I was reading the Foggo appendix and found something pretty interesting. Om page 60, we learn that Wilkes and Foggo apparently dined with Lewis and DeLay(!). Of course, a dinner is just a dinner and doesn’t prove anything. But, still, it’s pretty interesting given Lewis’ claim that he had not seen Wilkes for 10 years or so…

This blog is lucky to have such astute readers.

The dinner for four at the Capital Grille that Oskar is referring to took place on Monday, May 16, 2005. Foggo, then the CIA’s executive director, and his old friend, defense contractor Brent Wilkes, had two impressive guests. The government’s appendix  states: “Assumes DeLay and Lewis also dined on the bill,” which came to $1,423. Wilkes, as always, picked up the tab.

Fast-forward to today.

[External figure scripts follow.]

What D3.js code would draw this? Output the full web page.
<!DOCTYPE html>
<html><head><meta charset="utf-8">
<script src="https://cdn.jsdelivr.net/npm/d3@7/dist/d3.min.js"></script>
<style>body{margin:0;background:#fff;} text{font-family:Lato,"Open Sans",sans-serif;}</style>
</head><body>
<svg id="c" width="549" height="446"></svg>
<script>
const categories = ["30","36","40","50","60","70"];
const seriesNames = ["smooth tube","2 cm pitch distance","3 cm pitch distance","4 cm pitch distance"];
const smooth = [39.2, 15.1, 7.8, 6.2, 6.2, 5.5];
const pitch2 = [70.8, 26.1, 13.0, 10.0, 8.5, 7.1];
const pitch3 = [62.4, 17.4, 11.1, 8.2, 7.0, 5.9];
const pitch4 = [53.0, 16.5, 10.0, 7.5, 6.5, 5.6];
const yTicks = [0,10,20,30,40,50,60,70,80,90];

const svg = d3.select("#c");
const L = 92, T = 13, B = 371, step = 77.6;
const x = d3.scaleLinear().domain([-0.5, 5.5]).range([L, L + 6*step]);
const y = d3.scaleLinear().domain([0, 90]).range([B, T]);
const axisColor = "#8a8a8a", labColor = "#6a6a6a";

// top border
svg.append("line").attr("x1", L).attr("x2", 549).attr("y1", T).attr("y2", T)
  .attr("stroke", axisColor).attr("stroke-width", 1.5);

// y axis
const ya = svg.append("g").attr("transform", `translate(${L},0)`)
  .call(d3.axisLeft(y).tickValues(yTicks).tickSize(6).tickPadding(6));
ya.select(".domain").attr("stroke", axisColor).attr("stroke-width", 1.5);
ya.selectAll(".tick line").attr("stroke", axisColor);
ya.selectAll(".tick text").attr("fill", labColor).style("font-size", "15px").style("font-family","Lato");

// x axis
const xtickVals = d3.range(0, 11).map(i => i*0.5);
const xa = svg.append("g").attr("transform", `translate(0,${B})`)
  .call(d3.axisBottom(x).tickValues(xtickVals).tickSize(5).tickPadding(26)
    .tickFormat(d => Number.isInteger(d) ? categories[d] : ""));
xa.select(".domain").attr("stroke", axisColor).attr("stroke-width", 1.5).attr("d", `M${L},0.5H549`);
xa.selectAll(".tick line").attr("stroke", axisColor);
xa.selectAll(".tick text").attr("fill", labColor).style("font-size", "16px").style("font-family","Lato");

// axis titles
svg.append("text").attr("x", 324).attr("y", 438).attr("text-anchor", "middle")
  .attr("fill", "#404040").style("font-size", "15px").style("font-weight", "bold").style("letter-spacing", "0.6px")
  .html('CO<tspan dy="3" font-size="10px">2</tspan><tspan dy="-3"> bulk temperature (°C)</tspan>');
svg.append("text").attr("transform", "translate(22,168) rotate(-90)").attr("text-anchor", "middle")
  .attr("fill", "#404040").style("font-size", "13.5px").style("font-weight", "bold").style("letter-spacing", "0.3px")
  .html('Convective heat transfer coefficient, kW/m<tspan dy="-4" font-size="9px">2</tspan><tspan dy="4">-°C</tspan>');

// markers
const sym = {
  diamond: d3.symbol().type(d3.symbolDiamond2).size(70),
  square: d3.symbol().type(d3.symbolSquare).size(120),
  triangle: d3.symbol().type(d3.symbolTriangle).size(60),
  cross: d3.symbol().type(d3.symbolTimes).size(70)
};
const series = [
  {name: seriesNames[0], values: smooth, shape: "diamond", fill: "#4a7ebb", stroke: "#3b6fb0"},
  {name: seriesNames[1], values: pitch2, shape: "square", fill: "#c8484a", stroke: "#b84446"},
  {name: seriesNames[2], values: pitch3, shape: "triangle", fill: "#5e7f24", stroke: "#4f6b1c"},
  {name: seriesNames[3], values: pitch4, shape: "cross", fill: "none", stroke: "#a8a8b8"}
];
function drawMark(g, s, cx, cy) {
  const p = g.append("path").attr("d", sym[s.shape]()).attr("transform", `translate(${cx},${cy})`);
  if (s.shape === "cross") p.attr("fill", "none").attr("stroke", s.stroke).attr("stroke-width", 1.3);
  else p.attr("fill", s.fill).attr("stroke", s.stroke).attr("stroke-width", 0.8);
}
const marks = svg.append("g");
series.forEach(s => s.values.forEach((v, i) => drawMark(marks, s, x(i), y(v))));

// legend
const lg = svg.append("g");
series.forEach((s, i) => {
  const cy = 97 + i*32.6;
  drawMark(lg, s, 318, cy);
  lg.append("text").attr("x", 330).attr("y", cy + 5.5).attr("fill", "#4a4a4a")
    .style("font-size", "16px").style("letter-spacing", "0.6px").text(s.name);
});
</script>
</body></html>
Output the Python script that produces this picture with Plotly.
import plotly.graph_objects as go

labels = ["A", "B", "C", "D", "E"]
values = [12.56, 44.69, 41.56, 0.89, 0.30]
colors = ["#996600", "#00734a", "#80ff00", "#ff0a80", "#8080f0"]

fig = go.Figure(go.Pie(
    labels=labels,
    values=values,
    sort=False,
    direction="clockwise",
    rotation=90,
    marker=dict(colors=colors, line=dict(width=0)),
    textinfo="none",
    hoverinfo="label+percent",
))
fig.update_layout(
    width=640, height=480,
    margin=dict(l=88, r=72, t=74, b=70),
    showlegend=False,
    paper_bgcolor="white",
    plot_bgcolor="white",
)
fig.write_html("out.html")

Wilkes has been sentenced to 12 years prison for bribing former Rep. Randy “Duke” Cunningham with cash and hookers. (He’s out on appeal) Foggo was sentenced to more than three years for illegally steering CIA contracts to Wilkes.

At the time, Reps. Jerry Lewis and Tom DeLay were two of the most powerful members of the House of Representatives. Lewis was chairman of the House Appropriations Committee and the House was set to take up its annual appropriations bills.  DeLay, of course, was the majority leader.

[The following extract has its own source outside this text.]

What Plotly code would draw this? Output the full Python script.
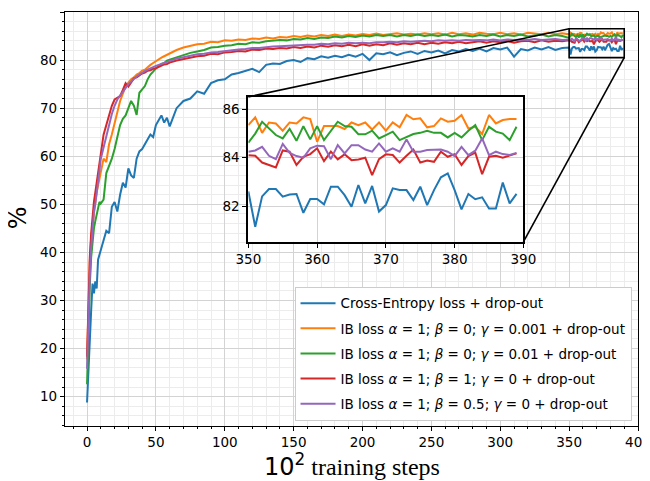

One year later, Lewis was apparently suffering from memory loss, according to this 2006 story in The New York Times:

In recent months, Mr. Lewis has said that he barely knew Mr. Wilkes and that he did not remember seeing him in nearly a decade. But Mr. Wilkes says their relationship was closer than that. (emphasis added)

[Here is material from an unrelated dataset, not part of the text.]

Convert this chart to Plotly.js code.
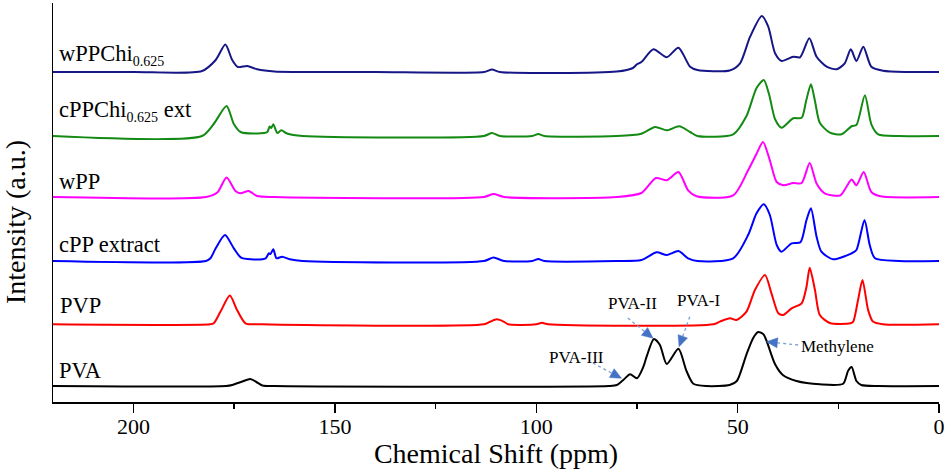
<!DOCTYPE html>
<html>
<head>
<meta charset="utf-8">
<script src="https://cdn.plot.ly/plotly-3.0.1.min.js"></script>
<style>html,body{margin:0;padding:0;background:#fff;}#chart{width:946px;height:469px;}</style>
</head>
<body>
<div id="chart"></div>
<script>
// ---- Data ----
const seriesNames = ["wPPChi<sub><span style=\"font-size:14px\">0.625</span></sub>", "cPPChi<sub><span style=\"font-size:14px\">0.625</span></sub> ext", "wPP", "cPP extract", "PVP", "PVA"];
const seriesColors = ["#161686", "#138a13", "#ff00ff", "#0000ff", "#ff0000", "#000000"];
const offsets = [330, 266, 205, 141, 77.7, 16];

const ppm_wPPChi = [220,200,183,179.6,177.2,175.5,174.1,171.8,169.3,165,140,113,111,109,80,76,75,73.9,70.9,67.6,64.7,61.8,60,52,49.4,46.9,44,42.4,40.7,39.1,36.2,34.5,32.2,30.4,27.9,25.4,23.4,21.9,20.5,18.8,16.8,13.9,8,0];
const int_wPPChi = [0,0,1,12,27.4,12,5,6,2.7,0.5,0,0,2.5,0,0.5,4,7.7,10,22.7,14.7,24.3,5.3,2,1.5,8.7,35.3,56,45.3,18.7,11,15.3,14.7,33.7,15.3,5.3,2.7,8.7,22.7,11,25.3,5.3,1.3,0,0];

const ppm_cPPChi = [220,183,180.1,176.9,175.1,173.4,169.3,166.8,166.2,165.8,165.3,164.3,163.3,161.9,158,113,111,109,101,99.5,98,80,73.9,70.5,67.6,64.5,61.8,60,51.1,47.8,45.3,43.5,42.2,40.7,39.1,36.2,34.1,33,31.8,30.8,29.6,27.1,24.2,21.6,20.5,18.4,16.8,15.1,10,0];
const int_cPPChi = [0,0,12,30,12,4,2.5,4,9.5,8,11.7,3,5.7,2.5,0,0,3,0,0,2,0,0,2.3,9,5.7,9.7,4,0,1.7,20,48,56,41.7,16.7,8.3,17.7,18.3,35,51.7,35,13.3,3.3,1.7,10,11,40.7,11.7,1.7,0,0];

const ppm_wPP = [220,182,179.2,176.9,174.7,173.5,171.4,169.3,165,113,110.6,108,80,73.9,70.3,67.6,64.7,62.3,60.2,51.1,47.4,45.3,43.7,42,40.3,38.6,36.2,34.1,32.1,30.4,28.3,24.5,23,21.7,20.5,18.7,16.8,14.5,0];
const int_wPP = [0,0,4.4,19.4,6,3.7,6,1,0,0,3,0,0,4,19,16.7,25,6.7,0.7,1.7,26.7,43.3,55,36.7,15,11.7,14,14,34,13.4,3.4,1.7,10,17.4,11.7,25,5,0.7,0];

const ppm_cPP = [220,182,180.9,179.6,177.3,175.1,173.4,170.9,167.2,166.4,166,165.3,164.5,163.1,161.2,158,113,110.6,108,101,99.5,98,80,73.9,70.1,67.6,64.7,62.3,60,51.1,47.4,45.3,43.5,42,40.3,39.1,36.6,34.4,32.9,31.8,30.4,29.2,26.3,21.7,20.5,18.5,17.2,15.9,10,0];
const int_cPP = [0,0,2.7,12.7,26,12.7,3.7,1.7,2.7,7.7,7,11.7,2.7,4.3,1.7,0,0,3.5,0,0,2,0,0,1,8.7,6,10,2.7,0,2.7,26,47.7,56.7,46,16,9.3,17.7,18.7,41,52.7,24.3,9.3,1.7,7.7,11,41,16,2.7,0,0];

const ppm_PVP = [220,181,180.1,178.4,176.1,174.3,172.2,168,113,111.5,109.8,108,107,100,98.6,97,56,54.4,51.9,50.3,47.8,45.7,43.2,41.6,39.9,38.7,36.6,34.1,32.9,32.1,30.8,29.6,27.1,22,21.3,20.1,19,17.6,16.4,14,0];
const int_PVP = [0,0,1,12.7,28.7,14.3,1,0,0,2.5,5,2.5,0,0,1.5,0,0,2.7,6,4.3,12.7,34.3,49.3,31,11,9.3,16,21,37.6,56.6,34.3,9.3,1.3,1,2.7,24.3,44.3,14.3,2.7,0,0];

const ppm_PVA = [220,177,175.5,173,171,169.5,168,165,82,80,78.4,76.7,75,73.4,72.6,70.8,69.3,67.6,64.7,62.7,61,57.7,52,50.2,47.8,46.1,44.9,43.6,42.8,40.7,38.7,35.4,29.6,23.8,22.6,21.7,20.5,19.3,15,0];
const int_PVA = [0,0,1,4.5,7,4,0.5,0,0,1,6,11.7,7.7,19.3,29.3,47,41,22,37.2,15,2.3,0,1,5,31.7,48.3,54,51.7,45,21.7,10.7,5,1.7,2.3,15,19,5,1,0,0];

const xTickVals = [200, 150, 100, 50, 0];
const xTickText = ["200", "150", "100", "50", "0"];

const peakLabels = ["PVA-III", "PVA-II", "PVA-I", "Methylene"];

// ---- Build chart ----
const ppmSets = [ppm_wPPChi, ppm_cPPChi, ppm_wPP, ppm_cPP, ppm_PVP, ppm_PVA];
const intSets = [int_wPPChi, int_cPPChi, int_wPP, int_cPP, int_PVP, int_PVA];

// plot-area geometry (px) used only for placing text / arrows
const X0 = 53, X1 = 939.3, Y0 = 3, Y1 = 402;
const ppmPerPx = 220 / (X1 - X0);
const px2x = px => (X1 - px) * ppmPerPx;
const py2y = py => Y1 - py;

const traces = ppmSets.map((xs, i) => ({
  x: xs,
  y: intSets[i].map(v => v + offsets[i]),
  type: 'scatter',
  mode: 'lines',
  line: {color: seriesColors[i], width: 2, shape: 'spline', smoothing: 0.7},
  hoverinfo: 'skip',
  showlegend: false
}));

const serif = "Liberation Serif";
const labelY = [55, 111, 181, 244, 305, 370];
const labelX = [57, 57, 57, 57, 58, 57];
const annotations = seriesNames.map((t, i) => ({
  text: t, x: px2x(labelX[i]), y: py2y(labelY[i]), xref: 'x', yref: 'y',
  xanchor: 'left', yanchor: 'middle', showarrow: false,
  font: {family: serif, size: 22.5, color: '#000'}
}));

// peak label texts (centres in px)
const peakTextPos = [[576.7, 357.3], [632.7, 303.3], [698.3, 300], [837.5, 346.7]];
peakLabels.forEach((t, i) => {
  annotations.push({
    text: t, x: px2x(peakTextPos[i][0]), y: py2y(peakTextPos[i][1]), xref: 'x', yref: 'y',
    xanchor: 'center', yanchor: 'middle', showarrow: false,
    font: {family: serif, size: 17, color: '#000'}
  });
});

// arrows: tail -> head (px); dashed shaft + filled triangular head
const arrows = [[593, 363, 621.7, 378.3], [628, 318, 653.3, 338.3], [690, 316.7, 679.3, 346.7], [798.3, 345, 766.7, 341.7]];
const shapes = [];
arrows.forEach(a => {
  const [tx, ty, hx, hy] = a;
  const dx = hx - tx, dy = hy - ty, L = Math.hypot(dx, dy);
  const ux = dx / L, uy = dy / L;
  const hl = 11, hw = 5;
  const bx = hx - ux * hl, by = hy - uy * hl;
  shapes.push({type: 'line', xref: 'x', yref: 'y',
    x0: px2x(tx), y0: py2y(ty), x1: px2x(bx), y1: py2y(by),
    line: {color: '#7f9fd6', width: 1.3, dash: 'dot'}});
  const p1 = [bx - uy * hw, by + ux * hw], p2 = [bx + uy * hw, by - ux * hw];
  shapes.push({type: 'path', xref: 'x', yref: 'y',
    path: `M ${px2x(hx)},${py2y(hy)} L ${px2x(p1[0])},${py2y(p1[1])} L ${px2x(p2[0])},${py2y(p2[1])} Z`,
    fillcolor: '#4472c4', line: {color: '#4472c4', width: 0.5}});
});

// y title as annotation
annotations.push({
  text: 'Intensity (a.u.)', xref: 'paper', yref: 'paper',
  x: (15 - X0) / (X1 - X0), y: (Y1 - 222) / (Y1 - Y0), xanchor: 'center', yanchor: 'middle',
  textangle: -90, showarrow: false, font: {family: serif, size: 28, color: '#000'}
});

const layout = {
  width: 946, height: 469,
  margin: {l: X0, r: 946 - X1, t: Y0, b: 469 - Y1},
  paper_bgcolor: '#fff', plot_bgcolor: '#fff',
  font: {family: serif, color: '#000'},
  xaxis: {
    range: [220, 0], showgrid: false, zeroline: false,
    showline: true, linecolor: '#000', linewidth: 1.5,
    ticks: 'outside', ticklen: 9, tickwidth: 1.5, tickcolor: '#000',
    tickvals: xTickVals, ticktext: xTickText,
    ticklabelstandoff: -5,
    tickfont: {family: serif, size: 22, color: '#000'},
    minor: {tickvals: [175, 125, 75, 25], ticks: 'outside', ticklen: 5, tickwidth: 1.5, tickcolor: '#000'},
    title: {text: 'Chemical Shift (ppm)', font: {family: serif, size: 28, color: '#000'}, standoff: 6}
  },
  yaxis: {
    range: [0, Y1 - Y0], showgrid: false, zeroline: false,
    showline: true, linecolor: '#000', linewidth: 1.5,
    ticks: '', showticklabels: false
  },
  shapes: shapes,
  annotations: annotations
};

Plotly.newPlot('chart', traces, layout, {displayModeBar: false, staticPlot: true});
</script>
</body>
</html>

Ever since they went on a scuba-diving trip together in 1993, he said, Mr. Lewis had referred to him as his “diving buddy.” They occasionally dined together or met at political functions, Mr. Wilkes said. At a Las Vegas fund-raiser in April 2005, Mr. Wilkes said, Mr. Lewis greeted him as “Brento” and hugged him as Mr. Wilkes surprised the lawmaker with $25,000 in campaign contributions.

As for DeLay, he had flown three times on a jet owned by one Wilkes’ company. Another Wilkes company gave $15,000 to TRMPAC, a political action committee DeLay founded to establish a Republican majority in the Texas legislature. (See my AP story here for more.)

Wilkes and Foggo were regulars at the Capital Grille and shared a well-stocked wine locker there. In 2005, documents show the two old high school buddies dined together at the pricey D.C. steakhouse about once a month.